Yes, that's right -- those are down to some of the slight differences in storage format you posted above, such as using H5S_UNLIMITED
for storing Signal
data instead of a finite size.
OK, I figured that. But that's great, thanks a million for your support! I'll close the issue now, since it's resolved :)

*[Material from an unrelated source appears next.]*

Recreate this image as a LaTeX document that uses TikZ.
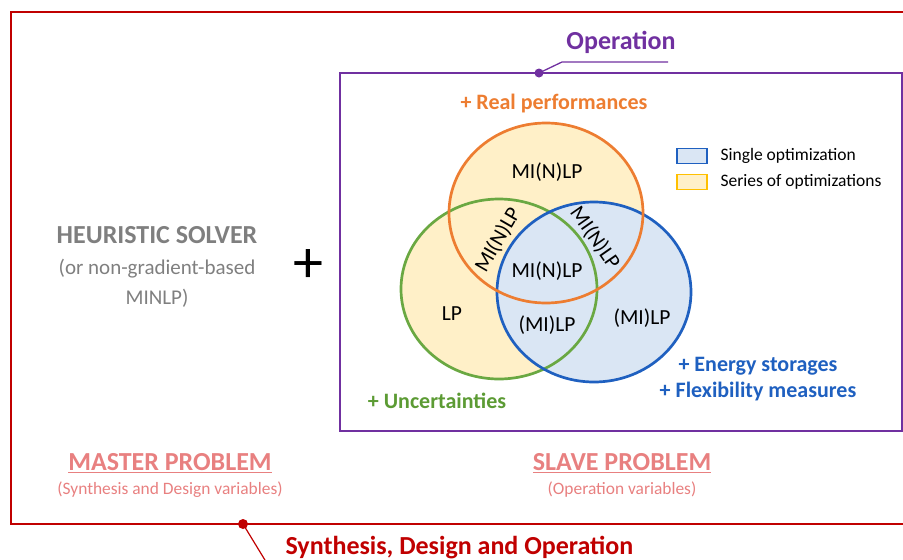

Glad to help, and good to see everything's coming out (almost) as expected. =)
Hi
We've been testing ont_fast5_api, and we encounter a recurring issue if we reconvert vbz-compressed fast5 files back to gzip. The gzipped fast5 files that we get after reconversion have a larger size than the original ones, although the compression level is 1 in both cases (according to h5dump results). An example of the commands we run:
Original fast5 file (gzipped): 97.072 MB
Conversion to vbz: compress_fast5 -i /path/to/fast5 --in_place --compression vbz
Conversion back to gzip: compress_fast5 -i /path/to/fast5 --in_place --compression gzip
And then the file size of this final file is 101.155 MB
What may be causing these differences, and is this cause for concern? We want to be sure that we do not lose any data with this compression.